• _To do_: Copy all the entries word for word, but omit the pictures.

(Code that draws figures)
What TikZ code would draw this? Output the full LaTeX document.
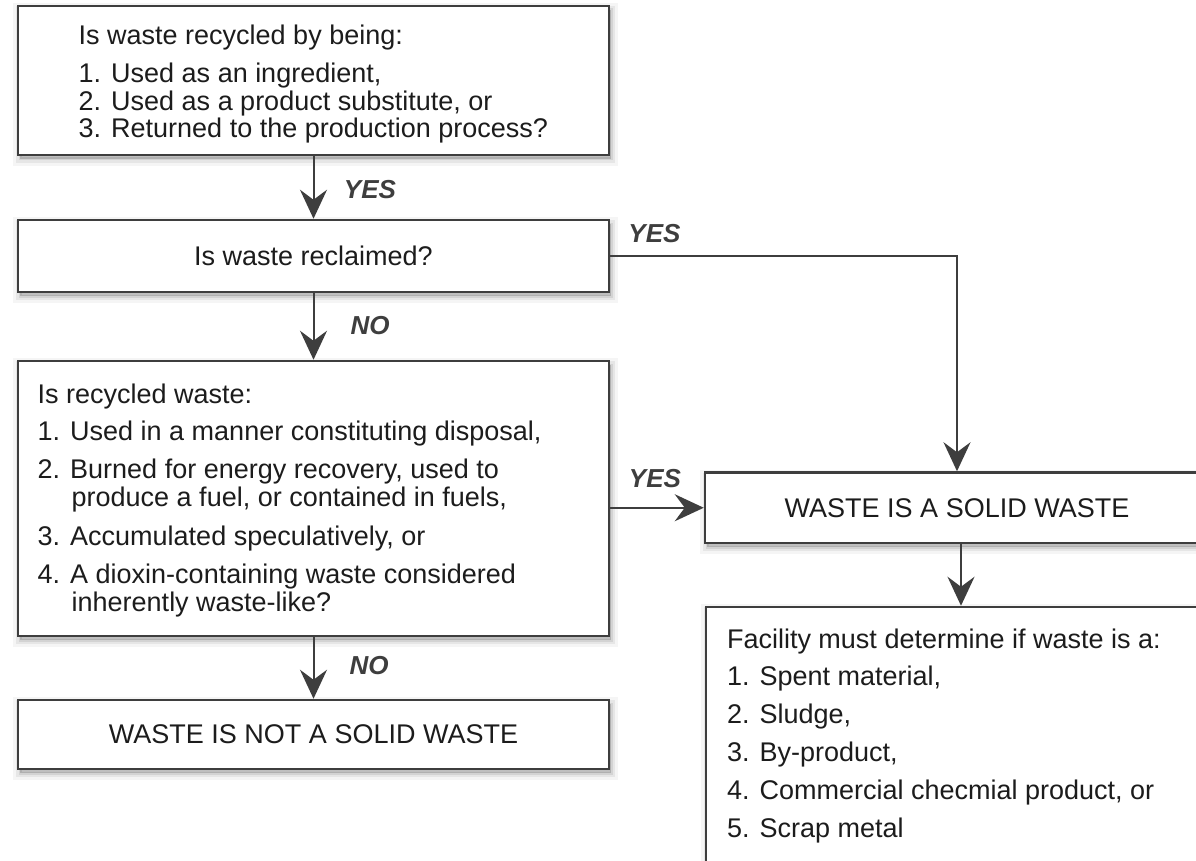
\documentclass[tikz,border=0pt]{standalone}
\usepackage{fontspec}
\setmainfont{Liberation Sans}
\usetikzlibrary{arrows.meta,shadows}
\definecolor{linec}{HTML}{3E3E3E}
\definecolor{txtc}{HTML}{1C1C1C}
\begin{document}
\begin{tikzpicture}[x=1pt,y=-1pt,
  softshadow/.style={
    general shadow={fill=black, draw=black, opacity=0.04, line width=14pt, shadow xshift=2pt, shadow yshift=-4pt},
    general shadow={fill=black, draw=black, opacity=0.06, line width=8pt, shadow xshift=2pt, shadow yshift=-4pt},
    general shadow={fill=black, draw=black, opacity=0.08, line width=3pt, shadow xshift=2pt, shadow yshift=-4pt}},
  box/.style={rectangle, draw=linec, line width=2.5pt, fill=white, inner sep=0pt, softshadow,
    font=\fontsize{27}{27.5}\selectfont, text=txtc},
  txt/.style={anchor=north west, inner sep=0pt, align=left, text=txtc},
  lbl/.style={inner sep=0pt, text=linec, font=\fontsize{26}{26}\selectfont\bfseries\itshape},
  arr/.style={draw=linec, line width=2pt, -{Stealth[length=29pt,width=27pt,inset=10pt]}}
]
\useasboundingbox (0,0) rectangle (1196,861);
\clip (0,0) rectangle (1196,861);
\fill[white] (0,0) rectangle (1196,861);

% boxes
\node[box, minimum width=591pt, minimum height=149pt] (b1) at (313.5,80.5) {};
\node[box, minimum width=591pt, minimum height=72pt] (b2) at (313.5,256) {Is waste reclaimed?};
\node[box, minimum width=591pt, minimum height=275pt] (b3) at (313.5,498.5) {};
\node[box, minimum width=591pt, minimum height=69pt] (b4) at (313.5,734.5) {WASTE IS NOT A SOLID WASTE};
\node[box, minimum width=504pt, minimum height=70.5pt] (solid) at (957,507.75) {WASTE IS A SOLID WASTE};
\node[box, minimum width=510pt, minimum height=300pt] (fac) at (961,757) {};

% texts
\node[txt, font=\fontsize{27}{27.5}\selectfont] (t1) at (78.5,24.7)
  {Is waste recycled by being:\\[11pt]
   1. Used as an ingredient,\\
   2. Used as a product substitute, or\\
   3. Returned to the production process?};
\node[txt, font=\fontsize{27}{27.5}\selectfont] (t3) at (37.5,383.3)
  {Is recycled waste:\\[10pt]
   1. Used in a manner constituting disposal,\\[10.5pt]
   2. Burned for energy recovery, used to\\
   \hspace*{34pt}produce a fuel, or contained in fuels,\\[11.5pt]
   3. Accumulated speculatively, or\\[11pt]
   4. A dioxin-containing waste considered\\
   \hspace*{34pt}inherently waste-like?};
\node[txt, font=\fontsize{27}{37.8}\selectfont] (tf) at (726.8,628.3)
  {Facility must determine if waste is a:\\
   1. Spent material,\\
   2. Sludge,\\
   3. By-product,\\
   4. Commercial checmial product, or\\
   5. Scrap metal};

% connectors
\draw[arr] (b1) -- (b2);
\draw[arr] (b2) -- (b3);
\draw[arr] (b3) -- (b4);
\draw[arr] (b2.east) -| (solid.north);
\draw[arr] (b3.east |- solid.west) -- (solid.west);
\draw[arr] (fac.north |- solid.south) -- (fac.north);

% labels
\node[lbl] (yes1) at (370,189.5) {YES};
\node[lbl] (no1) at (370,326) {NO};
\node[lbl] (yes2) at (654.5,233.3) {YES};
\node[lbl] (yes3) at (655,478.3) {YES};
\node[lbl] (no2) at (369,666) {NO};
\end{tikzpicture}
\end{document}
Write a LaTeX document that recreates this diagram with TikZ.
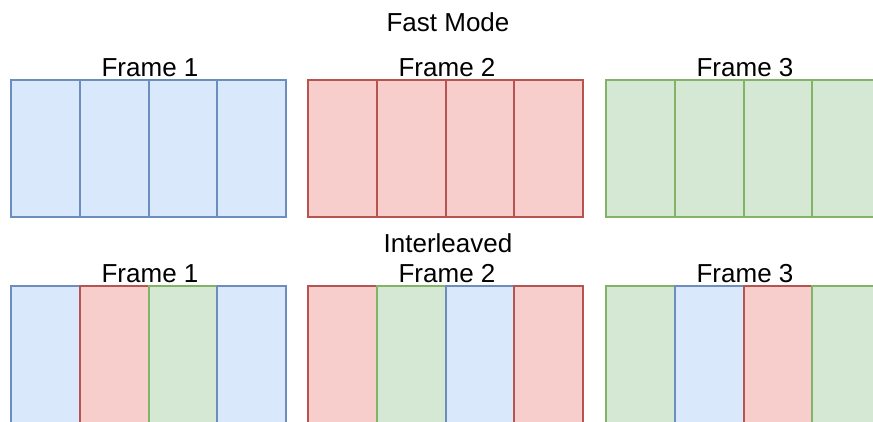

• _Worked answer_:
What TikZ code would draw this? Output the full LaTeX document.
\documentclass[tikz,border=0pt]{standalone}
\usepackage{fontspec}
\setmainfont{Liberation Sans}
\usetikzlibrary{arrows.meta,shadows}
\definecolor{linec}{HTML}{3E3E3E}
\definecolor{txtc}{HTML}{1C1C1C}
\begin{document}
\begin{tikzpicture}[x=1pt,y=-1pt,
  softshadow/.style={
    general shadow={fill=black, draw=black, opacity=0.04, line width=14pt, shadow xshift=2pt, shadow yshift=-4pt},
    general shadow={fill=black, draw=black, opacity=0.06, line width=8pt, shadow xshift=2pt, shadow yshift=-4pt},
    general shadow={fill=black, draw=black, opacity=0.08, line width=3pt, shadow xshift=2pt, shadow yshift=-4pt}},
  box/.style={rectangle, draw=linec, line width=2.5pt, fill=white, inner sep=0pt, softshadow,
    font=\fontsize{27}{27.5}\selectfont, text=txtc},
  txt/.style={anchor=north west, inner sep=0pt, align=left, text=txtc},
  lbl/.style={inner sep=0pt, text=linec, font=\fontsize{26}{26}\selectfont\bfseries\itshape},
  arr/.style={draw=linec, line width=2pt, -{Stealth[length=29pt,width=27pt,inset=10pt]}}
]
\useasboundingbox (0,0) rectangle (1196,861);
\clip (0,0) rectangle (1196,861);
\fill[white] (0,0) rectangle (1196,861);

% boxes
\node[box, minimum width=591pt, minimum height=149pt] (b1) at (313.5,80.5) {};
\node[box, minimum width=591pt, minimum height=72pt] (b2) at (313.5,256) {Is waste reclaimed?};
\node[box, minimum width=591pt, minimum height=275pt] (b3) at (313.5,498.5) {};
\node[box, minimum width=591pt, minimum height=69pt] (b4) at (313.5,734.5) {WASTE IS NOT A SOLID WASTE};
\node[box, minimum width=504pt, minimum height=70.5pt] (solid) at (957,507.75) {WASTE IS A SOLID WASTE};
\node[box, minimum width=510pt, minimum height=300pt] (fac) at (961,757) {};

% texts
\node[txt, font=\fontsize{27}{27.5}\selectfont] (t1) at (78.5,24.7)
  {Is waste recycled by being:\\[11pt]
   1. Used as an ingredient,\\
   2. Used as a product substitute, or\\
   3. Returned to the production process?};
\node[txt, font=\fontsize{27}{27.5}\selectfont] (t3) at (37.5,383.3)
  {Is recycled waste:\\[10pt]
   1. Used in a manner constituting disposal,\\[10.5pt]
   2. Burned for energy recovery, used to\\
   \hspace*{34pt}produce a fuel, or contained in fuels,\\[11.5pt]
   3. Accumulated speculatively, or\\[11pt]
   4. A dioxin-containing waste considered\\
   \hspace*{34pt}inherently waste-like?};
\node[txt, font=\fontsize{27}{37.8}\selectfont] (tf) at (726.8,628.3)
  {Facility must determine if waste is a:\\
   1. Spent material,\\
   2. Sludge,\\
   3. By-product,\\
   4. Commercial checmial product, or\\
   5. Scrap metal};

% connectors
\draw[arr] (b1) -- (b2);
\draw[arr] (b2) -- (b3);
\draw[arr] (b3) -- (b4);
\draw[arr] (b2.east) -| (solid.north);
\draw[arr] (b3.east |- solid.west) -- (solid.west);
\draw[arr] (fac.north |- solid.south) -- (fac.north);

% labels
\node[lbl] (yes1) at (370,189.5) {YES};
\node[lbl] (no1) at (370,326) {NO};
\node[lbl] (yes2) at (654.5,233.3) {YES};
\node[lbl] (yes3) at (655,478.3) {YES};
\node[lbl] (no2) at (369,666) {NO};
\end{tikzpicture}
\end{document}
Write a LaTeX document that recreates this diagram with TikZ.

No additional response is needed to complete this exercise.